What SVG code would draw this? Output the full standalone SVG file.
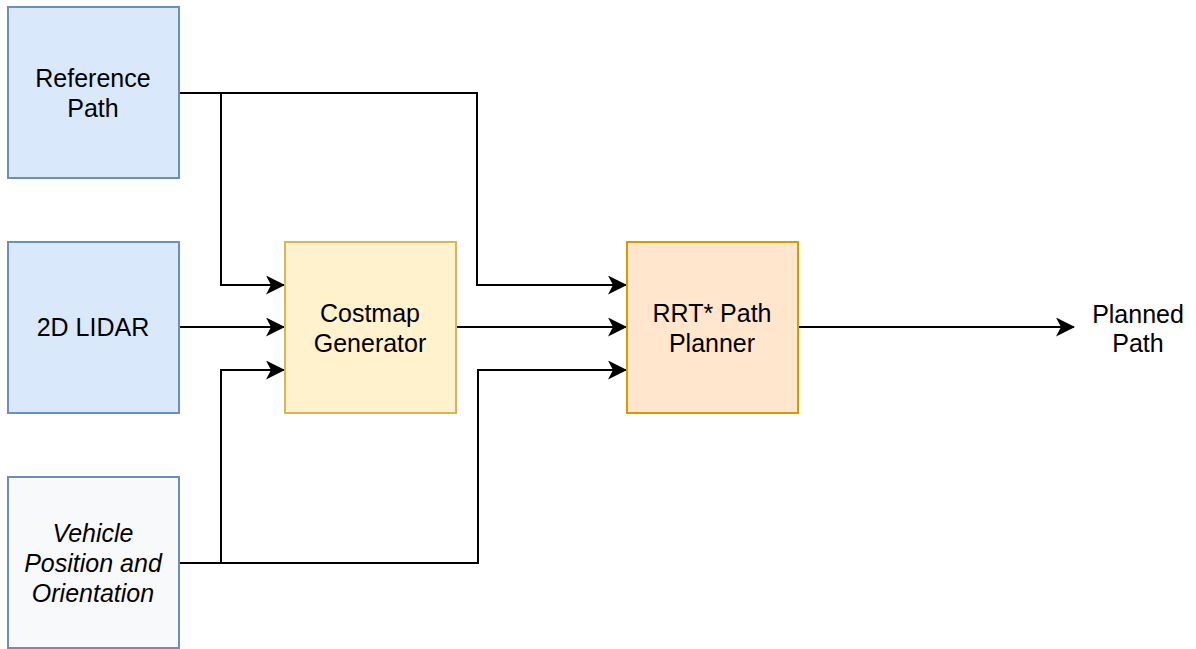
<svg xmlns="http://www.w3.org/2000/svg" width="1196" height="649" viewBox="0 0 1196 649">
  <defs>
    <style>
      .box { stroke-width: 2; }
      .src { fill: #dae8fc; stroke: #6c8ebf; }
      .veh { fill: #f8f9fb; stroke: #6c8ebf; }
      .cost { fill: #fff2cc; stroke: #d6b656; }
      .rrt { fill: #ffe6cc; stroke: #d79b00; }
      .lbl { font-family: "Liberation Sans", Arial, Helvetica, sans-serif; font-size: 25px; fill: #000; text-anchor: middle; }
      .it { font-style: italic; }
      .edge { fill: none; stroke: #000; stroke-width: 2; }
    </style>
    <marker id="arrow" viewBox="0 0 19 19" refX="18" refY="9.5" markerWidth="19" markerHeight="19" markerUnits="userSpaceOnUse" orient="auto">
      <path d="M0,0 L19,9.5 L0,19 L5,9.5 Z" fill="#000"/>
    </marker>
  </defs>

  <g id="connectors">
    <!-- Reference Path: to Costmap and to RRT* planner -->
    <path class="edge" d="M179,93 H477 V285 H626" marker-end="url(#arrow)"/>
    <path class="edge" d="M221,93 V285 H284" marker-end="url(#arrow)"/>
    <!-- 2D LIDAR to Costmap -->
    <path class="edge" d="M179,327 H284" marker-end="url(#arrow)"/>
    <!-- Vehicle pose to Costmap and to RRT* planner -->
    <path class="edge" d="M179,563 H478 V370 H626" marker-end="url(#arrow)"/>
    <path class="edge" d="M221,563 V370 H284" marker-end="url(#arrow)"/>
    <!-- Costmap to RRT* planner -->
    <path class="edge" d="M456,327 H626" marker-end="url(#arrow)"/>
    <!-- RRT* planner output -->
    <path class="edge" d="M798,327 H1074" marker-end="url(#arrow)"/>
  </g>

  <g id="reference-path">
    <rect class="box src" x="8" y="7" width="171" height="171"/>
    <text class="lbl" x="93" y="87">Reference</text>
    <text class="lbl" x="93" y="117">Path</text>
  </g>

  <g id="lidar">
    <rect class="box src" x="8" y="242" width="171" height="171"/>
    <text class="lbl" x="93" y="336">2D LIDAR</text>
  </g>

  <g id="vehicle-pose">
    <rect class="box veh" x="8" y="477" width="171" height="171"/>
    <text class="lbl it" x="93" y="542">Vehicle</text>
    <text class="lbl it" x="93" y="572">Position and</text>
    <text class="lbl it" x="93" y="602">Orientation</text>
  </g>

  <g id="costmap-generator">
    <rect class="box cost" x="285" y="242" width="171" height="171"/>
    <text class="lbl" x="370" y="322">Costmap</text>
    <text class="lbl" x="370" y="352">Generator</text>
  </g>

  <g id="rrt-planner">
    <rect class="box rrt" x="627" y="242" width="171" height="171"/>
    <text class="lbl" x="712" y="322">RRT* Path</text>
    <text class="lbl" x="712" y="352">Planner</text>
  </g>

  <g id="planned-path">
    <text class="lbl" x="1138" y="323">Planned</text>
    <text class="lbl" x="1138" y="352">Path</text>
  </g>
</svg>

_____

• **The exercise**
Reproduce the material above verbatim; omit every picture.

• **Correct result**
What SVG code would draw this? Output the full standalone SVG file.
<svg xmlns="http://www.w3.org/2000/svg" width="1196" height="649" viewBox="0 0 1196 649">
  <defs>
    <style>
      .box { stroke-width: 2; }
      .src { fill: #dae8fc; stroke: #6c8ebf; }
      .veh { fill: #f8f9fb; stroke: #6c8ebf; }
      .cost { fill: #fff2cc; stroke: #d6b656; }
      .rrt { fill: #ffe6cc; stroke: #d79b00; }
      .lbl { font-family: "Liberation Sans", Arial, Helvetica, sans-serif; font-size: 25px; fill: #000; text-anchor: middle; }
      .it { font-style: italic; }
      .edge { fill: none; stroke: #000; stroke-width: 2; }
    </style>
    <marker id="arrow" viewBox="0 0 19 19" refX="18" refY="9.5" markerWidth="19" markerHeight="19" markerUnits="userSpaceOnUse" orient="auto">
      <path d="M0,0 L19,9.5 L0,19 L5,9.5 Z" fill="#000"/>
    </marker>
  </defs>

  <g id="connectors">
    <!-- Reference Path: to Costmap and to RRT* planner -->
    <path class="edge" d="M179,93 H477 V285 H626" marker-end="url(#arrow)"/>
    <path class="edge" d="M221,93 V285 H284" marker-end="url(#arrow)"/>
    <!-- 2D LIDAR to Costmap -->
    <path class="edge" d="M179,327 H284" marker-end="url(#arrow)"/>
    <!-- Vehicle pose to Costmap and to RRT* planner -->
    <path class="edge" d="M179,563 H478 V370 H626" marker-end="url(#arrow)"/>
    <path class="edge" d="M221,563 V370 H284" marker-end="url(#arrow)"/>
    <!-- Costmap to RRT* planner -->
    <path class="edge" d="M456,327 H626" marker-end="url(#arrow)"/>
    <!-- RRT* planner output -->
    <path class="edge" d="M798,327 H1074" marker-end="url(#arrow)"/>
  </g>

  <g id="reference-path">
    <rect class="box src" x="8" y="7" width="171" height="171"/>
    <text class="lbl" x="93" y="87">Reference</text>
    <text class="lbl" x="93" y="117">Path</text>
  </g>

  <g id="lidar">
    <rect class="box src" x="8" y="242" width="171" height="171"/>
    <text class="lbl" x="93" y="336">2D LIDAR</text>
  </g>

  <g id="vehicle-pose">
    <rect class="box veh" x="8" y="477" width="171" height="171"/>
    <text class="lbl it" x="93" y="542">Vehicle</text>
    <text class="lbl it" x="93" y="572">Position and</text>
    <text class="lbl it" x="93" y="602">Orientation</text>
  </g>

  <g id="costmap-generator">
    <rect class="box cost" x="285" y="242" width="171" height="171"/>
    <text class="lbl" x="370" y="322">Costmap</text>
    <text class="lbl" x="370" y="352">Generator</text>
  </g>

  <g id="rrt-planner">
    <rect class="box rrt" x="627" y="242" width="171" height="171"/>
    <text class="lbl" x="712" y="322">RRT* Path</text>
    <text class="lbl" x="712" y="352">Planner</text>
  </g>

  <g id="planned-path">
    <text class="lbl" x="1138" y="323">Planned</text>
    <text class="lbl" x="1138" y="352">Path</text>
  </g>
</svg>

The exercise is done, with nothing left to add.